Upland rice lights up Wakiso family

Feb 23, 2005

BRUNO Nzarubara and Regina Namuyanja have been married for 20 years now. They are both aged 45. They have two boys aged 20 and 13. But all this time, the family has lived in abject poverty.

By Denis Ocwich

BRUNO Nzarubara and Regina Namuyanja have been married for 20 years now. They are both aged 45. They have two boys aged 20 and 13. But all this time, the family has lived in abject poverty.

All they had at their residence down the valley in Lwantama village, Kakiri in Wakiso district, is a rickety mud-and-wattle house which could collapse any time.

The house has never had even cow dung or clay smear. It smells and looks like a chicken rest room. The tired wall is slanting, gaping and peeling off. Atop the roof, the decomposing grass has become fertile ground for weeds.

One metre away behind the house is a see-through bathroom-cum-urinal made of dry banana leaves and patched with an old sack. It throws a stench of urine.
A few yards away from the shelter is a classical rural pit latrine that has neither walls nor roof. It is barricaded from only one side facing the compound, by grass ‘wall’. It is home to maggots, flies and nose-splitting smell of human faeces.

Until recently, that was the vicious circle in which the couple was entangled.
Today, Nzarubara and his family have become a symbol of hope and a living testimony to the impoverished that they can also extricate themselves from the fangs of poverty if only one could work hard.

On February 17, fleets of cars including Pajeros, Benzes and Land Cruisers pulled up in Nzarubara’s freshly cleared compound. The guests, including the Vice-President Prof Gilbert Bukenya, had come to launch the Rural Mortgage Housing Scheme for the poor.
Standing right in the middle of the compound was a new two-bedroom house.

“You wonder how they have been sleeping inside that shack, especially when it rained,” one guest commented. It is too weak to withstand a storm.
The couple has no household utensils nor beddings. They hang their tattered clothes on sticks poked into the roof. An old mat passes for a mattress and polythene bags for bedsheets for the couple. “Possibly they use the wife’s gomesi (wrapper) for a blanket,” says Dr. Moses Kizza Musaazi, the engineer who built the new house.
Sooner or later, the situation will change, thanks to Nzarubara’s hard work.
Nzarubara took upland rice growing introduced in Kakiri some months ago seriously.

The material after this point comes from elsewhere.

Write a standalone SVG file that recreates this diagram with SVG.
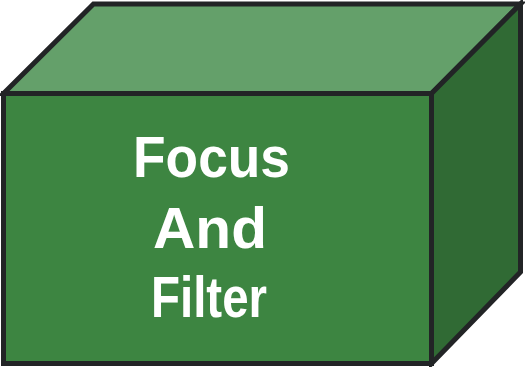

When he ambled to the microphone, he had no words. He stood beside his wife in front of their old hut, both hands folded across their chests, overwhelmed by the new development

Poverty and humbleness were written all over their faces. Nzarubara looked at the new building and mumbled, “It is all because of rice.” Perhaps he had never dreamt of living in a permanent house but one acre of rice did the magic.

Bukenya handed over the keys of the new sh4m house to Nzarubara said by growing rice, farmers are able to earn good money which, if properly saved, could boost their livelihood.

He cited Nzarubara who had so far saved sh790,000 on his bank account. This is how he become the first beneficiary of the project.

Bukenya said the mortgage scheme is President Yoweri Museveni’s vision to transform the poor. It mainly targets peasants who can show commitment and ability to save money to pay for the mortgaged house in three years. But Bukenya feels that those who grow rice, sunflower and soya beans have a higher chance of saving because these crops have better returns.

“One of the major things that needs to be transformed for the rural poor is housing,” Bukenya said.

From Wakiso, the rural housing mortgage scheme will roll out to other districts.
Bukenya estimated that 450,000 households (about three million Ugandans) are living in abject poverty.
“If every poor peasant got such a house, the villages would be transformed,” Bukenya said.

At least 38 per cent of the 26 million Ugandans are living below the poverty line. Like Nzarubara, they can hardly afford a meal a day.

To them, owning a permanent house is simply unbelievable. Fo millions of people caught up in such a web of poverty, a project like the Rural Mortgage Housing Scheme is a only ray of hope.